Proteção de pessoas e bens em proteção civil

A coordenação municipal em proteção civil faz‑se através da Comissão Municipal de Proteção Civil, que articula entidades essenciais às operações de proteção, socorro, emergência e assistência, incluindo forças de segurança.

A lei do guarda‑noturno impõe colaboração com forças e serviços de segurança e de proteção civil, podendo estes solicitar apoio, que deve ser prestado dentro do âmbito das suas funções

Checklist rápido de atuação noturna

  • Perigo imediato a pessoas: garantir afastamento e chamar de imediato as forças de segurança/proteção civil, intervindo fisicamente só como meio necessário para cessar agressão atual e ilícita.
  • Flagrante em crime público: deter se a polícia não puder ser chamada em tempo útil e entregar de imediato à autoridade.
  • Flagrante delito e crime semipúblico: incentivar apresentação de queixa e manter a detenção até à chegada das forças de segurança.
  • Flagrante delito em crime particular: não deter, aguardar junto do suspeito até à chegada das autoridades.
  • Após uso de arma/meio: reportar à força de segurança nos termos legais.

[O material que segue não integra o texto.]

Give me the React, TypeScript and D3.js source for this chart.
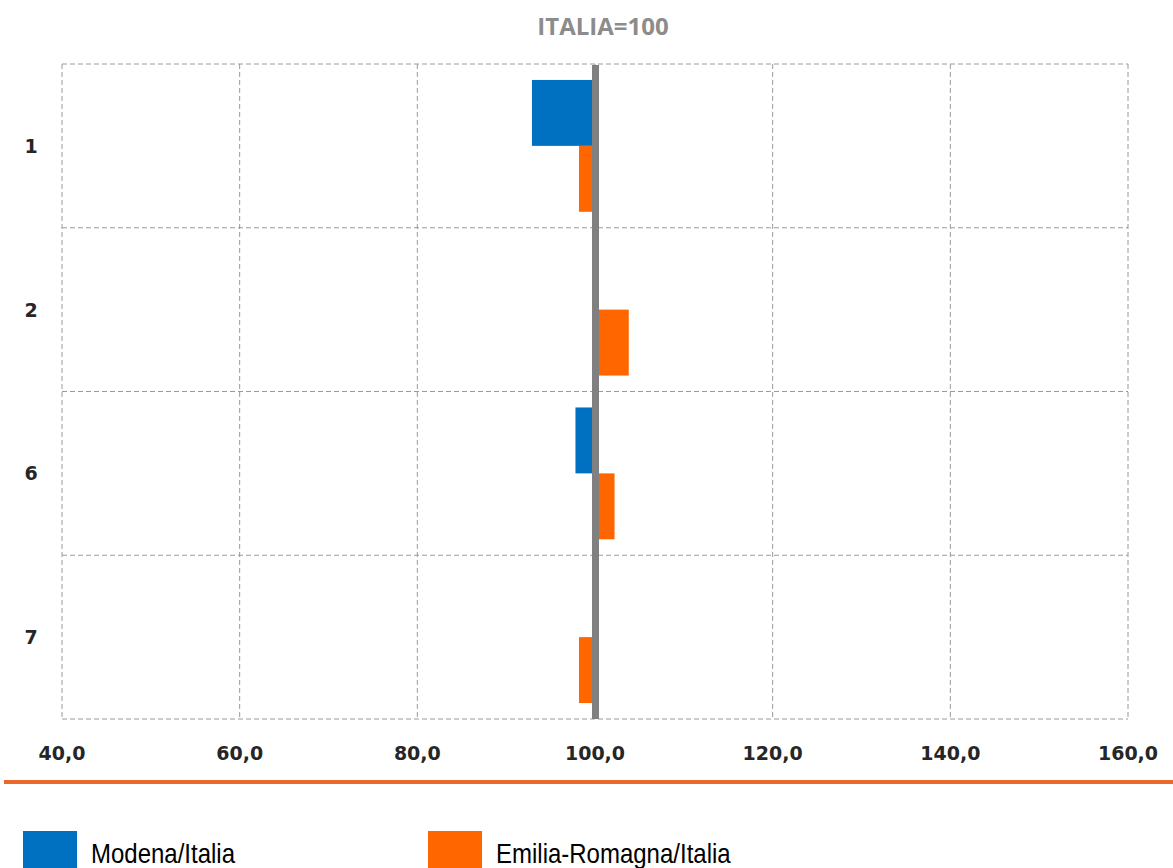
import React from "react";
import * as d3 from "d3";

const categories = ["1", "2", "6", "7"];
const seriesNames = ["Modena/Italia", "Emilia-Romagna/Italia"];
const modena = [92.9, 100, 97.8, 100];
const emilia = [98.2, 103.8, 102.2, 98.2];
const xTicks = [40, 60, 80, 100, 120, 140, 160];
const title = "ITALIA=100";
const colors = ["#0070C0", "#FF6600"];

const W = 1173;
const H = 868;
const plot = { left: 62, right: 1128, top: 64, bottom: 719 };

export default function App() {
  const x = d3.scaleLinear().domain([40, 160]).range([plot.left, plot.right]);
  const y = d3.scaleBand<string>().domain(categories).range([plot.top, plot.bottom]).padding(0);
  const sub = d3
    .scaleBand<string>()
    .domain(seriesNames)
    .range([0, y.bandwidth()])
    .paddingInner(0)
    .paddingOuter(0.242);
  const series = [modena, emilia];
  const fmt = (v: number) => v.toFixed(1).replace(".", ",");
  const grid = "#9A9A9A";

  return (
    <svg
      width={W}
      height={H}
      style={{ position: "absolute", left: 0, top: 0, display: "block", background: "#fff" }}
    >
      <text
        x={603}
        y={35}
        textAnchor="middle"
        fontFamily="'Open Sans', sans-serif"
        fontWeight={700}
        fontSize={24}
        fill="#8C8C8C"
      >
        {title}
      </text>

      {/* horizontal grid lines */}
      {categories.map((c) => (
        <line
          key={"h" + c}
          x1={plot.left}
          x2={plot.right}
          y1={y(c)!}
          y2={y(c)!}
          stroke={grid}
          strokeDasharray="5,3"
        />
      ))}
      <line
        x1={plot.left}
        x2={plot.right}
        y1={plot.bottom}
        y2={plot.bottom}
        stroke={grid}
        strokeDasharray="5,3"
      />
      {/* vertical grid lines */}
      {xTicks.map((t) => (
        <line
          key={"v" + t}
          x1={x(t)}
          x2={x(t)}
          y1={plot.top}
          y2={plot.bottom}
          stroke={grid}
          strokeDasharray="5,3"
        />
      ))}

      {/* bars */}
      {series.map((vals, si) =>
        categories.map((c, ci) => {
          const v = vals[ci];
          const x0 = Math.min(x(100), x(v));
          const w = Math.abs(x(v) - x(100));
          if (w < 0.01) return null;
          return (
            <rect
              key={si + "-" + c}
              x={x0}
              y={y(c)! + sub(seriesNames[si])!}
              width={w}
              height={sub.bandwidth()}
              fill={colors[si]}
            />
          );
        })
      )}

      {/* reference line at 100 */}
      <line
        x1={x(100) + 0.5}
        x2={x(100) + 0.5}
        y1={plot.top + 1}
        y2={plot.bottom}
        stroke="#808080"
        strokeWidth={7}
      />

      {/* category labels */}
      {categories.map((c) => (
        <text
          key={"c" + c}
          x={31}
          y={y(c)! + y.bandwidth() / 2 + 7}
          textAnchor="middle"
          fontFamily="'DejaVu Sans', sans-serif"
          fontWeight={700}
          fontSize={19}
          fill="#262626"
        >
          {c}
        </text>
      ))}

      {/* x tick labels */}
      {xTicks.map((t) => (
        <text
          key={"t" + t}
          x={x(t)}
          y={760}
          textAnchor="middle"
          fontFamily="'DejaVu Sans', sans-serif"
          fontWeight={700}
          fontSize={19}
          fill="#262626"
        >
          {fmt(t)}
        </text>
      ))}

      {/* orange separator */}
      <line x1={4} x2={W} y1={782} y2={782} stroke="#E8692A" strokeWidth={4} />

      {/* legend */}
      {seriesNames.map((n, i) => {
        const lx = i === 0 ? 23 : 428;
        return (
          <g key={"l" + n}>
            <rect x={lx} y={831} width={54} height={40} fill={colors[i]} />
            <text
              transform={`translate(${lx + 68},863) scale(1,1.18)`}
              fontFamily="'Liberation Sans', Arial, sans-serif"
              fontSize={24}
              fill="#000"
            >
              {n}
            </text>
          </g>
        );
      })}
    </svg>
  );
}
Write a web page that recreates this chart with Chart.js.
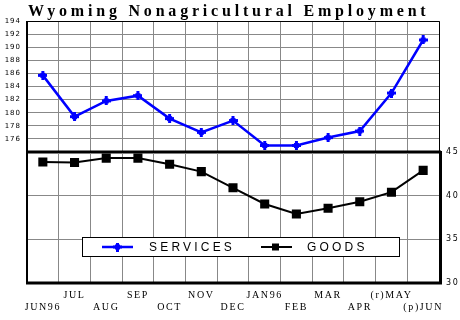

Nota legal útil para consulta: conceitos e classificações de procedimento criminal no portal do Ministério Público, definição legal de legítima defesa nos artigos 31.º a 33.º do Código Penal, regras de flagrante delito e detenção de particulares no Código de Processo Penal, e regime do guarda‑noturno na Lei n.º 105/2015.

Continuamos a trabalhar na defesa dos nossos associados, em especial, e da profissão em geral, defendendo sempre a classe como um todo e os direitos individuais de cada profissional.